By Paul Goble
Russia’s demographic situation will continue to worsen over the next several years and by more than Moscow thought earlier, the State Statistical Agency Rosstat says. In 2020, it said the country’s population would decline by 2.1 million by 2030; now, it says that it expects the number of residents of Russia to fall by 3 million.
Neither of these figures include the recently annexed regions in Ukraine where there are serious problems in enumeration and whose inclusion, Rosstat experts say, would distort the figures for Russia as a whole. Those annexed regions are projected to have 3.23 million residents by next year (rbc.ru/economics/11/10/2023/6523d6669a7947fbf1552967).
What that means is that Vladimir Putin, whose regime does count those people, will be able to claim that he has stabilized the Russian population rather than overseen its continuing fall. But the Kremlin leader will have achieved that not by improving fertility, mortality and migration figures but by absorbing new territories.

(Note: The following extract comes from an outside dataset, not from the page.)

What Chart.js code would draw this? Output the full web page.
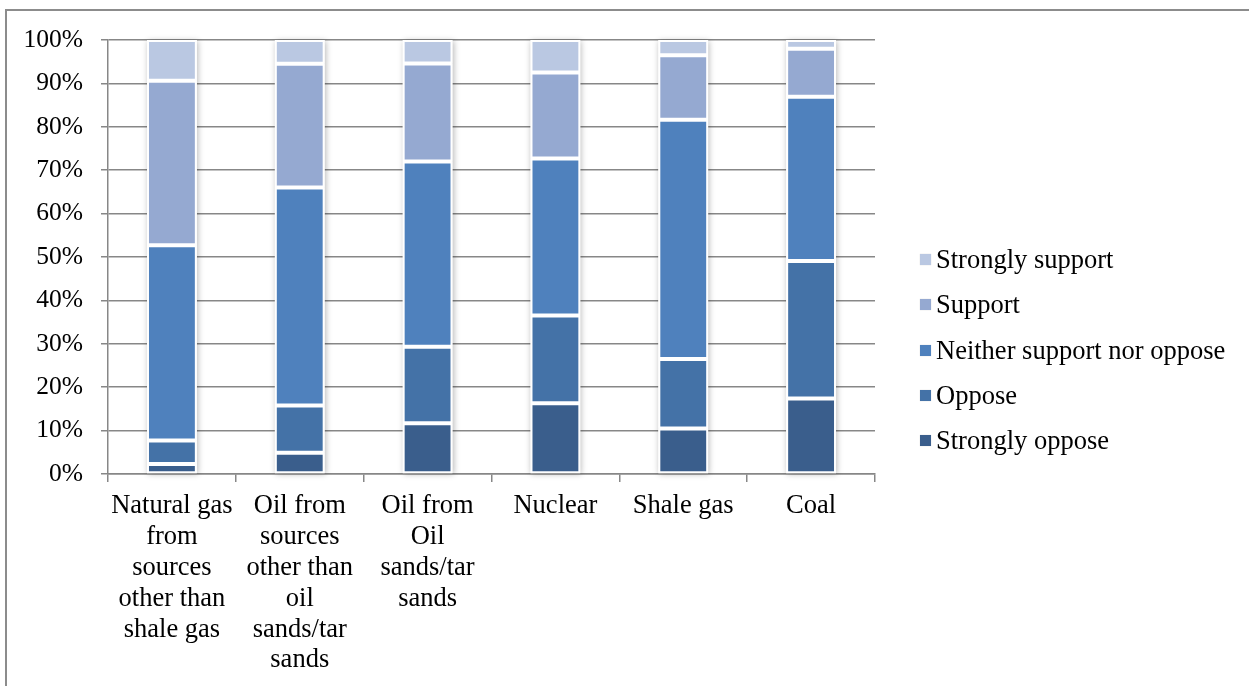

The number of births is down, reflecting both a decline in the size of the prime child-bearing cohort of women and a fall in the fertility rate from 1.505 children per woman per lifetime to 1.416 now. Infant mortality is down allowing Moscow to claim longer life expectancies. And migration, while it has gone up and down, has helped to fill some of the gap.
Migration data are especially unreliable compared to the other figures because the information is collected by interior ministry offices in the federal subjects. But one thing is now clear: Moscow isn’t likely to be able to count on migration to compensate for the declines in the number of child-bearing age women and in fertility rates.
Experts like Igor Yefremov of Moscow’s Gaidar Institute say that the Kremlin could affect all three factors with changes in policy but that doing so in the next few years may be difficult if not impossible.